• Given task: Give the number of lines in the listing that hold the word "with". Write nothing but that number.

• Available data:
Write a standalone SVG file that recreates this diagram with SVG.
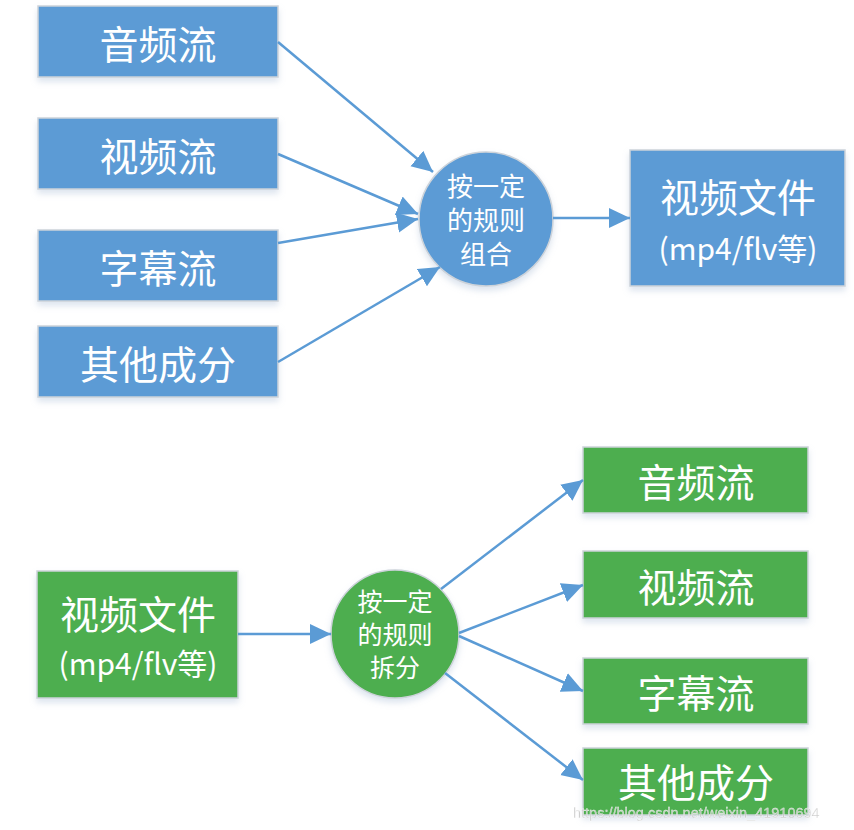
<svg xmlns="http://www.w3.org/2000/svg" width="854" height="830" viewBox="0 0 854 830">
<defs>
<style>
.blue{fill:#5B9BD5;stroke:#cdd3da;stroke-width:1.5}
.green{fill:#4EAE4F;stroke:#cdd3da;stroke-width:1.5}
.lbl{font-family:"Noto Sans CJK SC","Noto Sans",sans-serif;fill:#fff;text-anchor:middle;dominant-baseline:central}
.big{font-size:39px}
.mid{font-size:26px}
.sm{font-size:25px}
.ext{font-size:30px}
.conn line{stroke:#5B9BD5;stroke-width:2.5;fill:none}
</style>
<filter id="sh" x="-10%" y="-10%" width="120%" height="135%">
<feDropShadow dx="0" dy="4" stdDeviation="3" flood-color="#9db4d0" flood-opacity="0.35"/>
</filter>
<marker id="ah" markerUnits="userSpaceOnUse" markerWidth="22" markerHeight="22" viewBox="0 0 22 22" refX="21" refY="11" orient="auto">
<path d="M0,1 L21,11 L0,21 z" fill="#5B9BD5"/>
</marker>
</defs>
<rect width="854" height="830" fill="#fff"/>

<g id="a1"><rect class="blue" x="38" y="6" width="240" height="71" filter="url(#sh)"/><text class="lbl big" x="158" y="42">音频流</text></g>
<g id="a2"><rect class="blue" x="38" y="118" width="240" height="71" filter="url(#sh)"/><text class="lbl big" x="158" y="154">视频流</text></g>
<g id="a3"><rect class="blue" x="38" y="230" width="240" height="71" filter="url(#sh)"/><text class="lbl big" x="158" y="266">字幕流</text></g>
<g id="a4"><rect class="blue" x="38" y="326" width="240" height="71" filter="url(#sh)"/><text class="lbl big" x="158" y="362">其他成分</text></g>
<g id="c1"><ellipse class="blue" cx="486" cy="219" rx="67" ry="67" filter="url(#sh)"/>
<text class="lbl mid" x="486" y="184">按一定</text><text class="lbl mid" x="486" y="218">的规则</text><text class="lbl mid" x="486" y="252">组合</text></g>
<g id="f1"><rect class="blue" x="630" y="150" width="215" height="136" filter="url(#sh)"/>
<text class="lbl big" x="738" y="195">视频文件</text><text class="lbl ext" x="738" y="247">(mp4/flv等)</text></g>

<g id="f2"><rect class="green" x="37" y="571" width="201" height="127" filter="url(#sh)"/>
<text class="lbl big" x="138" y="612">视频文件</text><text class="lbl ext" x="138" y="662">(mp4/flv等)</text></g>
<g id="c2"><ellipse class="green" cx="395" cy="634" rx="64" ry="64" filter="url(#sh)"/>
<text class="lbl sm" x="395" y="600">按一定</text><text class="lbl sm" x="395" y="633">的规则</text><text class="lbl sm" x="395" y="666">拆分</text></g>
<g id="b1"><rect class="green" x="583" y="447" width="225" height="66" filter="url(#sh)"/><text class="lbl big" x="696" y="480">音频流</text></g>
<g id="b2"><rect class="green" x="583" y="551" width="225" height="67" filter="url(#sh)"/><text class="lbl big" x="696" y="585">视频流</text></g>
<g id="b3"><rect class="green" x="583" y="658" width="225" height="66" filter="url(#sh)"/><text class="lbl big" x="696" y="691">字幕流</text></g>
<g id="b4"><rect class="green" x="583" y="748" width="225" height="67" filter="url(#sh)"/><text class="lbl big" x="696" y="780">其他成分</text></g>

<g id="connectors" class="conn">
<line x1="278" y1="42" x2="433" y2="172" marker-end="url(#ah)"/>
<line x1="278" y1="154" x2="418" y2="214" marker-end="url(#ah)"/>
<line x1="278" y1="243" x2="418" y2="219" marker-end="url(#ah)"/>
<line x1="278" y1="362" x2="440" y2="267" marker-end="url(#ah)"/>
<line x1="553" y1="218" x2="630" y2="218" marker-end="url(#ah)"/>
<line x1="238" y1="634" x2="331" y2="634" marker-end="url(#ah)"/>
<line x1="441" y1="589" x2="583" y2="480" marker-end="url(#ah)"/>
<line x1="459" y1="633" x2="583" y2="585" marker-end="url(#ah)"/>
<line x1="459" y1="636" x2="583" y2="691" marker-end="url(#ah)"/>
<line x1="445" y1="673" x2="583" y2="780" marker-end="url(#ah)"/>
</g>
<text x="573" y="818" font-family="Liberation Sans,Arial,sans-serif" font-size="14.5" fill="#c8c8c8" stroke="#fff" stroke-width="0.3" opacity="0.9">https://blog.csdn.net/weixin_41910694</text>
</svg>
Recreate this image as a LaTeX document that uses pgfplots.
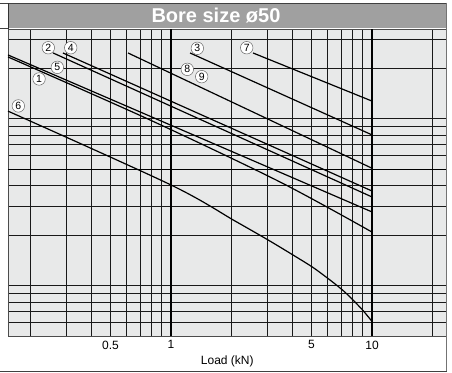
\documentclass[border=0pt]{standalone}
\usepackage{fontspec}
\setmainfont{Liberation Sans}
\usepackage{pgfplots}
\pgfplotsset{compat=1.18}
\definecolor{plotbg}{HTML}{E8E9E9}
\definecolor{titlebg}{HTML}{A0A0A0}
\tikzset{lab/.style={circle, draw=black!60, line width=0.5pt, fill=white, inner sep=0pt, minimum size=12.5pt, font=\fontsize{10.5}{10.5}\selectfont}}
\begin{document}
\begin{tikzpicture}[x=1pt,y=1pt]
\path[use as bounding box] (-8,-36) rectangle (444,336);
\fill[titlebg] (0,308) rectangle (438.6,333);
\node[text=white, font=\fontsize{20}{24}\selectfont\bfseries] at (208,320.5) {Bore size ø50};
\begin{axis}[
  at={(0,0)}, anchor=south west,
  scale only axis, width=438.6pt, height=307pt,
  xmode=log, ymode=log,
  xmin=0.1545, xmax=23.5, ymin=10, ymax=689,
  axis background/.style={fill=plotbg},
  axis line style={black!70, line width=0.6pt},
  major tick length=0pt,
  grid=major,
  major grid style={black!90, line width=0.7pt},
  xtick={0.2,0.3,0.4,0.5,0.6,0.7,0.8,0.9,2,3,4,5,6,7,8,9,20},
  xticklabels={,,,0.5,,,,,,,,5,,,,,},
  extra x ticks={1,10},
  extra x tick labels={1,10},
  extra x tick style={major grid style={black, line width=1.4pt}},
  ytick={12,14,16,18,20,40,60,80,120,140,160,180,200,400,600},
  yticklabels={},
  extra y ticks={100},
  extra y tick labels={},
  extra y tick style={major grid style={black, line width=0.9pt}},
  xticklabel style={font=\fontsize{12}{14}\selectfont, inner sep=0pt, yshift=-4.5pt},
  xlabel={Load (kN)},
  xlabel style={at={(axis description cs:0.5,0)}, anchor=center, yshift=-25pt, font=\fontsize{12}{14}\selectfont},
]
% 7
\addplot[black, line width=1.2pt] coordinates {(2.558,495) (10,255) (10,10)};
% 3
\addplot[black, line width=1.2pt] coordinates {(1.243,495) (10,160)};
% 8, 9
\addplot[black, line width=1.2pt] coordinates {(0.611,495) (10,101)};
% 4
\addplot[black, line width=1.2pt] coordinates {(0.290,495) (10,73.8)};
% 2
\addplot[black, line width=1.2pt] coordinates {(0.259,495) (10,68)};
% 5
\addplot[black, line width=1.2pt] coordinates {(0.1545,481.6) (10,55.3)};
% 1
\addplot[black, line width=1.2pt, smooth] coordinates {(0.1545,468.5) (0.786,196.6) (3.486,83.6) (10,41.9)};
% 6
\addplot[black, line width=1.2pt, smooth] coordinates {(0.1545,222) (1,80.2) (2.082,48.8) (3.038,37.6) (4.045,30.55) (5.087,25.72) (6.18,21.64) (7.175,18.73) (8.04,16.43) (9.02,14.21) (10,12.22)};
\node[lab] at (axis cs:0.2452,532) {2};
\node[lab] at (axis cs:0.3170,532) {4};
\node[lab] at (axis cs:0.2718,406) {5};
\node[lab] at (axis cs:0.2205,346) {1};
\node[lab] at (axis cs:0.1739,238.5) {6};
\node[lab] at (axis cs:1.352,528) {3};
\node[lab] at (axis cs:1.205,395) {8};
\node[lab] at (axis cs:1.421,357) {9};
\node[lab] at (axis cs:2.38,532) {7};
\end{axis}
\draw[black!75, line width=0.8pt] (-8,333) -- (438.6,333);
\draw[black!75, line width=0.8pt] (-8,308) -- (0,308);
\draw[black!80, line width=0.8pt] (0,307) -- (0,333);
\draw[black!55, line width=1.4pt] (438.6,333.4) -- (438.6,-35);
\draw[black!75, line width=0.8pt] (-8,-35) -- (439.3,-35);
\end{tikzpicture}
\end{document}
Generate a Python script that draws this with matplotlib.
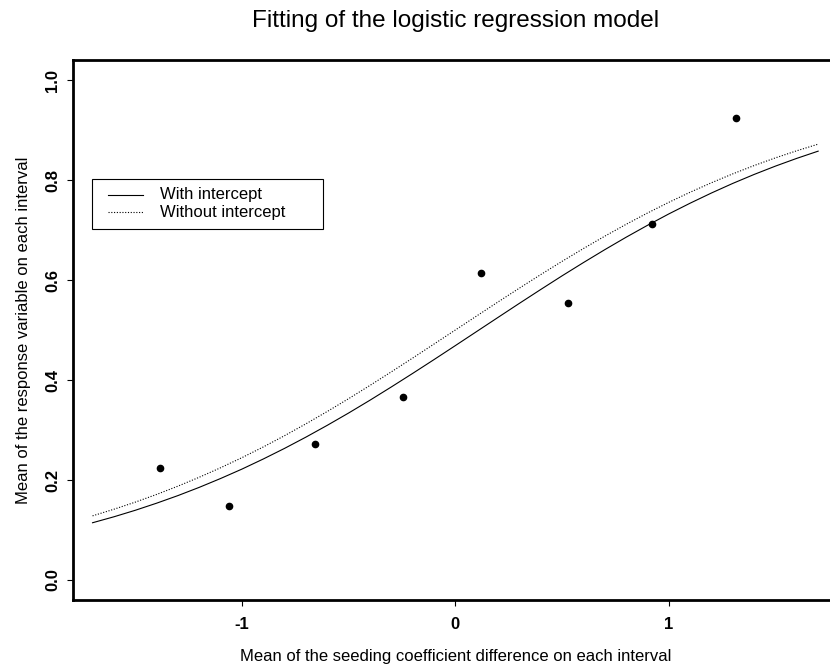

• Expected output: 2